2023 Indian drama film

Sukhee is a 2023 Indian Hindi-language comedy drama film directed by Sonal Joshi in her directorial debut. It stars Shilpa Shetty in the lead role with Amit Sadh, Dilnaz Irani, Kusha Kapila and Pavleen Gujral. The film was released on 22 September 2023 to mixed reviews from critics.

== Synopsis ==
A humorous slice-of-life tale about 38-year-old Punjabi housewife Sukhpreet "Sukhee" Kalra, who, sick of her routine existence, travels to Delhi to attend her high school reunion. Sukhee relives her teenage years while experiencing a variety of things over the course of just seven days, emerging reignited, reborn, and making the hardest shift of her life—from being a wife and mother to being a woman once more.

==Production==
Principal photography commenced in March 2022. Production wrapped in June 2022.

==Music==

The music of the film is composed by Badshah - Hiten, Arko while lyrics written by Raja Dilwala and Rashmi Virag.

Title Track
| No. | Title | Lyrics | Music | Singer(s) | Length |
|---|---|---|---|---|---|
| 1. | "Nasha" | Raja Dilwala | Badshah - Hiten | Badshah, Chakshu Kotwal, Afsana Khan | 3:33 |
| 2. | "Meethi Boliyan" | Rashmi Virag | Arko | Sachet Tandon | 4:00 |
| 3. | "Nasha" (Badshah Version) | Raja Dilwala | Badshah - Hiten | Badshah, Chakshu Kotwal, Afsana Khan | 3:33 |
| Total length: |  |  |  |  | 11:06 |

== Reception ==
The film received mostly mixed reviews from critics. On the review aggregator website Rotten Tomatoes, 17% of 6 critics' reviews are positive, with an average rating of 6/10.

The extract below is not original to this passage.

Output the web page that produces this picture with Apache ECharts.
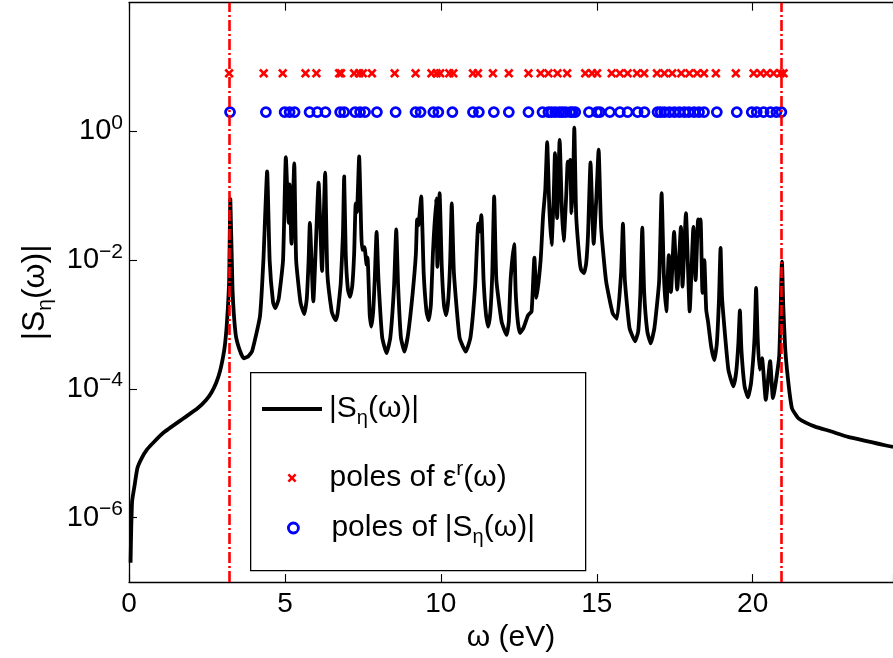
<!DOCTYPE html>
<html>
<head>
<meta charset="utf-8">
<script src="https://cdn.jsdelivr.net/npm/echarts@6/dist/echarts.min.js"></script>
<style>
  html, body { margin: 0; padding: 0; background: #fff; }
  #chart { width: 893px; height: 658px; }
</style>
</head>
<body>
<div id="chart"></div>
<script>
// ---- data: [omega (eV), |S_eta(omega)|] ----
const spectrum = [
  [0.05, 2.0e-7], [0.07, 6.3e-7], [0.10, 1.8e-6], [0.18, 3.2e-6], [0.27, 5.9e-6], [0.40, 8.3e-6],
  [0.58, 1.15e-5], [0.80, 1.5e-5], [1.11, 2.1e-5], [1.75, 3.5e-5], [2.20, 5.0e-5], [2.48, 6.8e-5],
  [2.65, 8.9e-5], [2.80, 1.26e-4], [2.92, 1.9e-4], [3.02, 3.2e-4], [3.08, 5.0e-4], [3.13, 9.1e-4],
  [3.17, 1.8e-3], [3.21, 4.6e-3], [3.25, 0.089], [3.32, 3.5e-3], [3.42, 7.1e-4], [3.55, 4.0e-4],
  [3.68, 3.0e-4], [3.82, 3.2e-4], [3.95, 3.9e-4], [4.20, 1.35e-3], [4.31, 0.010], [4.43, 0.24],
  [4.51, 0.010], [4.62, 2.2e-3], [4.69, 1.8e-3], [4.80, 2.5e-3], [4.94, 0.010], [5.03, 0.40],
  [5.12, 0.038], [5.15, 0.15], [5.21, 0.018], [5.30, 0.32], [5.36, 0.010], [5.50, 2.2e-3],
  [5.62, 1.45e-3], [5.70, 2.5e-3], [5.76, 0.010], [5.80, 0.038], [5.91, 2.3e-3], [6.08, 0.16],
  [6.19, 6.8e-3], [6.29, 0.23], [6.36, 6.3e-3], [6.50, 1.6e-3], [6.57, 1.3e-3], [6.63, 1.17e-3],
  [6.68, 1.4e-3], [6.72, 2.0e-3], [6.79, 4.4e-3], [6.86, 0.025], [6.90, 0.20], [6.95, 0.0126],
  [7.02, 3.5e-3], [7.09, 2.7e-3], [7.16, 4.0e-3], [7.22, 0.0126], [7.27, 0.076], [7.31, 0.056],
  [7.38, 0.41], [7.45, 0.025], [7.48, 0.0145], [7.55, 0.016], [7.62, 8.5e-3], [7.65, 0.011],
  [7.72, 1.4e-3], [7.77, 9.3e-4], [7.83, 1.6e-3], [7.88, 5.0e-3], [7.94, 0.0275], [8.00, 5.0e-3],
  [8.12, 6.3e-4], [8.26, 3.6e-4], [8.38, 6.3e-4], [8.50, 4.0e-3], [8.57, 0.030], [8.63, 4.0e-3],
  [8.72, 6.3e-4], [8.83, 3.8e-4], [8.95, 7.1e-4], [9.10, 3.2e-3], [9.20, 0.0126], [9.24, 0.043],
  [9.28, 0.035], [9.37, 0.098], [9.45, 6.3e-3], [9.54, 1.6e-3], [9.61, 1.17e-3], [9.68, 2.0e-3],
  [9.75, 0.014], [9.85, 0.091], [9.89, 7.9e-3], [9.96, 0.11], [10.03, 7.9e-3], [10.10, 2.0e-3],
  [10.17, 1.4e-3], [10.24, 2.5e-3], [10.30, 0.010], [10.35, 0.076], [10.42, 6.3e-3], [10.60, 6.3e-4],
  [10.80, 3.8e-4], [10.95, 6.3e-4], [11.10, 4.0e-3], [11.20, 0.037], [11.24, 0.028], [11.30, 0.050],
  [11.37, 5.0e-3], [11.45, 1.4e-3], [11.52, 9.3e-4], [11.59, 1.6e-3], [11.65, 6.3e-3], [11.71, 0.098],
  [11.78, 5.0e-3], [11.95, 1.1e-3], [12.11, 6.9e-4], [12.18, 1.1e-3], [12.24, 5.2e-3], [12.35, 0.0178],
  [12.40, 3.2e-3], [12.47, 1.1e-3], [12.54, 7.4e-4], [12.65, 8.9e-4], [12.80, 1.4e-3], [12.91, 1.6e-3],
  [13.00, 0.011], [13.07, 2.6e-3], [13.20, 0.010], [13.28, 0.050], [13.35, 0.126], [13.41, 0.68],
  [13.48, 0.063], [13.55, 0.0174], [13.62, 0.10], [13.66, 0.46], [13.73, 0.045], [13.81, 0.74],
  [13.88, 0.063], [13.94, 0.020], [14.02, 0.10], [14.07, 0.34], [14.11, 0.20], [14.15, 0.36],
  [14.19, 0.054], [14.24, 0.16], [14.28, 1.15], [14.34, 0.050], [14.45, 0.010], [14.50, 7.1e-3],
  [14.59, 6.3e-3], [14.66, 8.9e-3], [14.72, 0.025], [14.80, 0.33], [14.86, 0.050], [14.90, 0.018],
  [14.99, 0.10], [15.06, 0.52], [15.14, 0.032], [15.30, 4.7e-3], [15.51, 1.5e-3], [15.65, 1.23e-3],
  [15.78, 6.3e-3], [15.84, 0.037], [15.90, 5.0e-3], [16.05, 8.9e-4], [16.23, 5.5e-4], [16.33, 7.9e-4],
  [16.40, 3.2e-3], [16.46, 0.032], [16.52, 3.2e-3], [16.62, 7.9e-4], [16.73, 5.1e-4], [16.85, 8.9e-4],
  [17.00, 4.7e-3], [17.08, 0.11], [17.15, 6.3e-3], [17.23, 1.6e-3], [17.31, 0.012], [17.38, 3.2e-3],
  [17.48, 0.0275], [17.58, 3.5e-3], [17.70, 0.033], [17.75, 3.9e-3], [17.86, 0.054], [17.98, 1.6e-3],
  [18.10, 0.033], [18.17, 4.9e-3], [18.25, 0.043], [18.29, 0.025], [18.33, 0.043], [18.39, 3.1e-3],
  [18.45, 0.010], [18.51, 1.7e-3], [18.57, 1.1e-3], [18.67, 4.5e-4], [18.77, 2.8e-4], [18.85, 5.0e-4],
  [18.92, 2.5e-3], [18.97, 0.0155], [19.02, 2.5e-3], [19.22, 2.0e-4], [19.38, 1.1e-4], [19.47, 1.8e-4],
  [19.54, 5.0e-4], [19.59, 1.66e-3], [19.64, 4.0e-4], [19.74, 1.1e-4], [19.85, 7.4e-5], [19.95, 1.26e-4],
  [20.06, 6.3e-4], [20.11, 3.7e-3], [20.16, 6.3e-4], [20.22, 2.0e-4], [20.30, 3.0e-4], [20.42, 6.8e-5],
  [20.56, 2.7e-4], [20.65, 7.2e-5], [20.85, 3.2e-4], [20.94, 9.5e-3], [20.98, 2.0e-3], [21.04, 4.5e-4],
  [21.10, 2.0e-4], [21.18, 8.9e-5], [21.26, 5.0e-5], [21.35, 4.2e-5], [21.47, 3.5e-5], [21.70, 3.0e-5],
  [22.00, 2.6e-5], [22.50, 2.2e-5], [23.06, 1.8e-5], [24.35, 1.3e-5], [24.50, 1.26e-5]
];
const epsPoles = [
  3.21, 4.32, 4.93, 5.66, 6.01, 6.74, 6.80, 7.22, 7.38, 7.50, 7.79, 8.52, 9.19, 9.70, 9.86, 9.98,
  10.27, 10.40, 11.03, 11.19, 11.67, 12.18, 12.81, 13.20, 13.45, 13.74, 14.05, 14.63, 14.85, 15.01, 15.48, 15.74,
  15.99, 16.29, 16.52, 16.93, 17.17, 17.42, 17.71, 17.97, 18.22, 18.44, 18.82, 19.46, 20.03, 20.25, 20.45, 20.67,
  20.89, 20.99
];
const sPoles = [
  3.24, 4.39, 4.99, 5.15, 5.31, 5.79, 6.04, 6.30, 6.77, 6.90, 7.25, 7.41, 7.57, 7.95, 8.55, 9.19,
  9.35, 9.76, 9.92, 10.37, 11.03, 11.22, 11.70, 12.18, 12.81, 13.26, 13.45, 13.55, 13.67, 13.80, 13.90, 14.00,
  14.15, 14.22, 14.31, 14.75, 15.01, 15.10, 15.42, 15.74, 15.99, 16.31, 16.53, 16.95, 17.05, 17.17, 17.33, 17.49,
  17.65, 17.81, 17.95, 18.12, 18.28, 18.44, 18.85, 19.49, 19.97, 20.13, 20.35, 20.57, 20.76, 20.92
];
const epsPoleLevel = 8;     // height at which the eps poles are marked
const sPoleLevel = 2;       // height at which the S poles are marked
const bandEdges = [3.22, 20.93];
const xTicks = [0, 5, 10, 15, 20];
const yTickValues = [1e-6, 1e-4, 1e-2, 1];

// ---- build ----
const FONT = 'Liberation Sans';
const epsData = epsPoles.map(x => [x, epsPoleLevel]);
const sData = sPoles.map(x => [x, sPoleLevel]);
const crossPath = 'path://M0,2 L2,0 L5,3 L8,0 L10,2 L7,5 L10,8 L8,10 L5,7 L2,10 L0,8 L3,5 Z';

const names = {
  s: '|S\u03b7(\u03c9)|',
  eps: 'poles of \u03b5r(\u03c9)',
  sp: 'poles of |S\u03b7(\u03c9)|'
};
const rich = {
  sub: { fontSize: 20, fontFamily: FONT, color: '#000', padding: [19, 0, 0, 0] },
  sup: { fontSize: 21, fontFamily: FONT, color: '#000', padding: [0, 0, 17, 0] }
};
function legendLabel(name) {
  if (name === names.s) return '|S{sub|\u03b7}(\u03c9)|';
  if (name === names.eps) return 'poles of \u03b5{sup|r}(\u03c9)';
  return 'poles of |S{sub|\u03b7}(\u03c9)|';
}
const legendText = { fontFamily: FONT, fontSize: 30, color: '#000', rich: rich };

const chart = echarts.init(document.getElementById('chart'), null, { renderer: 'canvas' });
chart.setOption({
  backgroundColor: '#fff',
  animation: false,
  grid: { left: 129, right: -9, top: 2.7, bottom: 75.7, show: false },
  graphic: [{
    type: 'rect', left: 250, top: 372, z: 50,
    shape: { width: 335, height: 198 },
    style: { fill: '#fff', stroke: '#000', lineWidth: 1.3 }
  }],
  legend: [
    {
      left: 262, top: 394, z: 60, padding: 0, selectedMode: false, itemGap: 0,
      itemWidth: 60, itemHeight: 4,
      data: [{ name: names.s, icon: 'rect', itemStyle: { color: '#000' } }],
      formatter: legendLabel,
      textStyle: Object.assign({ padding: [0, 0, 0, 2] }, legendText)
    },
    {
      left: 287.5, top: 459, z: 60, padding: 0, selectedMode: false, itemGap: 0,
      itemWidth: 9, itemHeight: 9,
      data: [{ name: names.eps, icon: crossPath, itemStyle: { color: '#ff0000', opacity: 1 } }],
      formatter: legendLabel,
      textStyle: Object.assign({ padding: [0, 0, 0, 28] }, legendText)
    },
    {
      left: 287, top: 513, z: 60, padding: 0, selectedMode: false, itemGap: 0,
      itemWidth: 10, itemHeight: 10,
      data: [{ name: names.sp, icon: 'circle',
               itemStyle: { color: 'rgba(0,0,0,0)', borderColor: '#0000ff', borderWidth: 2.8, opacity: 1 } }],
      formatter: legendLabel,
      textStyle: Object.assign({ padding: [0, 0, 0, 28] }, legendText)
    }
  ],
  xAxis: [
    {
      type: 'value', min: 0, max: 24.5, interval: 5,
      name: '\u03c9 (eV)', nameLocation: 'middle', nameGap: 39,
      nameTextStyle: { fontFamily: FONT, fontSize: 30, color: '#000' },
      axisLine: { show: true, onZero: false, lineStyle: { color: '#000', width: 1.3 } },
      axisTick: { show: true, inside: true, length: 8, lineStyle: { color: '#000', width: 1.1 } },
      axisLabel: { fontFamily: FONT, fontSize: 28, color: '#000', margin: 8,
                   customValues: xTicks },
      splitLine: { show: false }
    },
    {
      type: 'value', min: 0, max: 24.5, interval: 5, position: 'top',
      axisLine: { show: true, onZero: false, lineStyle: { color: '#000', width: 1.3 } },
      axisTick: { show: true, inside: true, length: 8, lineStyle: { color: '#000', width: 1.1 } },
      axisLabel: { show: false },
      splitLine: { show: false }
    }
  ],
  yAxis: {
    type: 'log', logBase: 10, min: 1e-7, max: 1e2,
    name: '|S{sub|\u03b7}(\u03c9)|', nameLocation: 'middle', nameGap: 72, nameRotate: 90,
    nameTextStyle: { fontFamily: FONT, fontSize: 32, color: '#000',
      rich: { sub: { fontSize: 21, fontFamily: FONT, color: '#000', padding: [20, 0, 0, 0] } } },
    axisLine: { show: true, onZero: false, lineStyle: { color: '#000', width: 1.3 } },
    axisTick: { show: true, inside: true, length: 8, lineStyle: { color: '#000', width: 1.1 },
                customValues: yTickValues },
    axisLabel: {
      fontFamily: FONT, fontSize: 29, color: '#000', margin: 6,
      customValues: yTickValues,
      formatter: function (v) {
        const e = Math.round(Math.log10(v));
        if (e % 2 !== 0 || e > 0 || e < -6) return '';
        return '10{sup|' + (e < 0 ? '\u2212' + (-e) : e) + '}';
      },
      rich: rich
    },
    splitLine: { show: false },
    minorTick: { show: false }
  },
  series: [
    {
      name: names.s, type: 'line', data: spectrum, showSymbol: false, symbol: 'none',
      smooth: 0.15,
      lineStyle: { color: '#000', width: 3.8, join: 'round' }, itemStyle: { color: '#000' },
      z: 2, silent: true
    },
    {
      name: names.eps, type: 'scatter', data: epsData, symbol: crossPath, symbolSize: 9.5,
      itemStyle: { color: '#ff0000', opacity: 1 }, z: 3, silent: true
    },
    {
      name: names.sp, type: 'scatter', data: sData, symbol: 'circle', symbolSize: 9,
      itemStyle: { color: 'rgba(0,0,0,0)', borderColor: '#0000ff', borderWidth: 2.8, opacity: 1 },
      z: 3, silent: true
    },
    {
      name: 'band edges', type: 'line', data: [], z: 4, silent: true,
      markLine: {
        silent: true, symbol: ['none', 'none'], animation: false,
        label: { show: false },
        lineStyle: { color: '#ff0000', width: 2.6, type: [11, 3, 2, 3], opacity: 1 },
        emphasis: { disabled: true },
        data: bandEdges.map(x => ({ xAxis: x }))
      }
    }
  ]
});
</script>
</body>
</html>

In The Times of India, Renuka Vyavahare gave the film 3 out of 5 stars and wrote, "Sukhee has a heartfelt premise but it lacks pace, struggles to be engaging and gets too preachy to be perfect towards the end." On the website OTTPlay, Ishita Sengupta was negative, writing that, "Sukhee joins an increasing list of outings that intends uncovering the feminist undertones of being a homemaker, something that traditionally has been looked down upon. But in doing so, it also sees it as a problem that needs solving."